Creative art was forgotten and pushed to the backyard, for art done for bread and butter. "But, three years ago, something nagged me that I must try my hand again at my old art of portraits and figures," says Jayantha.

"I tried and found that I have not lost the touch with figure art - in fact, I had improved tremendously." The result being his re-apperance last year in the art circles, with his first exhibition of "Expressions".

Last December, Jayantha did even better, when he was commissioned by the Sri Lanka Tea Board to paint a landscape depicting a tea estate. Since then, he has also dabbled at scenery and affirms that he is a firm believer in realism.
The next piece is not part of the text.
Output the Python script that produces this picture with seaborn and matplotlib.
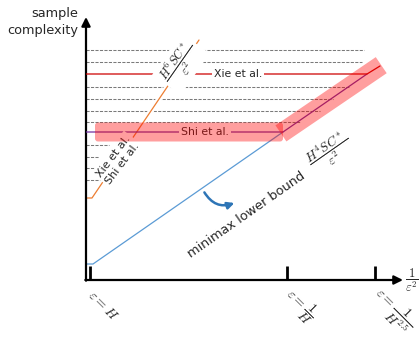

Jayantha speaks regrettably of a scholarship he had been offered by Gate Mudliyar Amarasekera when he won the first, second and fourth places in an All-Island Art Competition in which the Gate Mudliyar had judged. "Though I did not accept it at the time, I believe that art is not an inborn thing but that all an artist needs is confidence to paint.

For me, art is a meditation which makes me forget all the worries and cares of the world and brings me peace of mind!"

Insights he gains through this meditation could be further witnessed in his impending plans to send a collection of paintings for display to overseas audiences.